There is "Down By the Sally Gardens," which takes its lyrics from a poem by W.B. Yeats:
"It was down by the Sally Gardens, my love and I did meet.
She crossed the Sally Gardens with little snow-white feet.
She bid me take love easy, as the leaves grow on the tree,
But I was young and foolish, and with her did not agree."

And there is the very popular "Irish Lullaby":
"Over in Killarney
Many years ago,
Me Mither sang a song to me
In tones so sweet and low.
Just a simple little ditty,
In her good ould Irish way,
And I'd give the world if she could sing
That song to me this day.

Too-ra-loo-ra-loo-ral, Too-ra-loo-ra-li,
Too-ra-loo-ra-loo-ral, hush now, don't you cry!
Too-ra-loo-ra-loo-ral, Too-ra-loo-ra-li,
Too-ra-loo-ra-loo-ral, that's an Irish lullaby."

From the archives:

It's the birthday of Arab-American writer Gary Paul Nabhan (books by this author), born in Gary, Indiana (1952). He said: "The playgrounds of my childhood were built from cast-offs of the local steel mills. There were big steel-barred slides and swing sets, and pig-iron cinder was spread across the ground. I saw one wild animal on those playgrounds the whole time I was growing up, a butterfly that happened by. All the kids ran to catch it."

He became an advocate for preserving heritage plants and animals, and started raising them himself. He has written many books, including Coming Home to Eat (2001), Cross-Pollinations: The Marriage of Science and Poetry (2004), and most recently, Where Our Food Comes From (2008). In Where Our Food Comes From, he follows in the footsteps of Nikolai Vavilov, a Russian botanist who collected hundreds of thousands of seeds from their places of origin all over the world. Most recently, he is the co-author of Chasing Chiles: Hot Spots Along the Pepper Trail (2011), published just this month, about climate change and local food.

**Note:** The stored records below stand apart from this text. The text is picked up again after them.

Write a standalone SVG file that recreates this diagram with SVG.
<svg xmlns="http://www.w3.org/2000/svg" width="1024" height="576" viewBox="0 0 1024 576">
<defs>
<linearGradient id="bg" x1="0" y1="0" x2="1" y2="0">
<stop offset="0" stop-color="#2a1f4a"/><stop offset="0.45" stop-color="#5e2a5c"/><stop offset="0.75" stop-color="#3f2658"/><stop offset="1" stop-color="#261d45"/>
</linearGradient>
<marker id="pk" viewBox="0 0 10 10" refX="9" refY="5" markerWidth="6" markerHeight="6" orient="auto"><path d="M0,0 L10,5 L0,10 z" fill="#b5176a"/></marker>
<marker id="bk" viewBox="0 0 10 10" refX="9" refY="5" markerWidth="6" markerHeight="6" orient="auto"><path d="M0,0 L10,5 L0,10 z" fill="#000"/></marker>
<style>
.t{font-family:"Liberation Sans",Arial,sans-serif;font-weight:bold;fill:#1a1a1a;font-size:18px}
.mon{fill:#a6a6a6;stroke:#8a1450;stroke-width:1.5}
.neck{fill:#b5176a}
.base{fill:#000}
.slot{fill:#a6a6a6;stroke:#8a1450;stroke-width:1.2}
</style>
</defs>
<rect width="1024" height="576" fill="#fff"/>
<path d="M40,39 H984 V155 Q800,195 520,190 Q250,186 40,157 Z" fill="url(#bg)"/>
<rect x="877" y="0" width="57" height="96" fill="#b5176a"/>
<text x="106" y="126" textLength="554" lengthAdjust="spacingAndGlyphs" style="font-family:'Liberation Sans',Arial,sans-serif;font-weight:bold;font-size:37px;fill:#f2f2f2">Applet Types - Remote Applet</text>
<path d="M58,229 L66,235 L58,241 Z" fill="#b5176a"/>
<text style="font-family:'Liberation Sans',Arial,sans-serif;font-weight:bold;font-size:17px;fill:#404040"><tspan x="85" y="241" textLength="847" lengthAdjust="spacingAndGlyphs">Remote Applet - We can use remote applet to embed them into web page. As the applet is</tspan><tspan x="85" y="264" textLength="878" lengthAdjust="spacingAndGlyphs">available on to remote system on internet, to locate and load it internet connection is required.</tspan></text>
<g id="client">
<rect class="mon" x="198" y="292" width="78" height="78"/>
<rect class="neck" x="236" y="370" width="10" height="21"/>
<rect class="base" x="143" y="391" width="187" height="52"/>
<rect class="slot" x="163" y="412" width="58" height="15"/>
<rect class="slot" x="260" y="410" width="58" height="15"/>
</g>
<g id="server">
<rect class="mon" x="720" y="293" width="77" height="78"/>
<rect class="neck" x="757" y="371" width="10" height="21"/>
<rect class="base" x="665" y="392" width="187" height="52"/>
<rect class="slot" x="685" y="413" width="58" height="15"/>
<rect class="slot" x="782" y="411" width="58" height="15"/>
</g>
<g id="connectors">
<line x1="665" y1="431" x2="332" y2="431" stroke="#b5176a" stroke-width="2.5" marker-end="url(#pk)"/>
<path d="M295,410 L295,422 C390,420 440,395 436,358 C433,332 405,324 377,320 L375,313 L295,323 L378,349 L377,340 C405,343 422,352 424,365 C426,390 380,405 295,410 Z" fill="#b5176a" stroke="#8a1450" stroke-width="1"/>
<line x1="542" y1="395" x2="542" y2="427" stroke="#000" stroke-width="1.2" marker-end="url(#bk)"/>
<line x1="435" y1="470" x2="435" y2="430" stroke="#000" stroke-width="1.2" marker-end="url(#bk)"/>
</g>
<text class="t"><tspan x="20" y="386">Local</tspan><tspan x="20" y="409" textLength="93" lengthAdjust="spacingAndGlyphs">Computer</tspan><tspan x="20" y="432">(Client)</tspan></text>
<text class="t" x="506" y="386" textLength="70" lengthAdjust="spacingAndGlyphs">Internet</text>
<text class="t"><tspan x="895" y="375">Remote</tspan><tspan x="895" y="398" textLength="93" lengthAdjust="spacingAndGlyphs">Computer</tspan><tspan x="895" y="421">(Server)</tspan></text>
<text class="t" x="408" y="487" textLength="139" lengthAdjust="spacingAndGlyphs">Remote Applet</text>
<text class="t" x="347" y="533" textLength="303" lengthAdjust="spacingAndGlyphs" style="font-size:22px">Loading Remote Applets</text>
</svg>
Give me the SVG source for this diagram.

Nabhan said, "I think there are patches of wildness in our backyards, within our own bodies, within every urban and rural area in North America."

It's the birthday of novelist and children's author Penelope Lively, (books by this author) born in Cairo, Egypt (1933). She's the author of the novels The Road to Lichfield (1977), Treasures of Time (1979), and According to Mark (1984), among many others.

She grew up with her parents in a suburb of Cairo, and visited the pyramids every week. She studied history at Oxford and was planning to become a social historian. But when she got married and had kids, she found she enjoyed reading to her children so much that she wanted to write children's books herself. Her book The Ghost of Thomas Kempe (1973) won the Carnegie Medal, Britain's highest award for children's literature. A few years later, she started publishing fiction for adults, and her novel Moon Tiger (1987) won the Booker Prize.

In Moon Tiger, she wrote: "We open our mouths and out flow words whose ancestries we do not even know. We are walking lexicons. In a single sentence of idle chatter we preserve Latin, Anglo-Saxon, Norse: we carry a museum inside our heads, each day we commemorate peoples of whom we have never heard."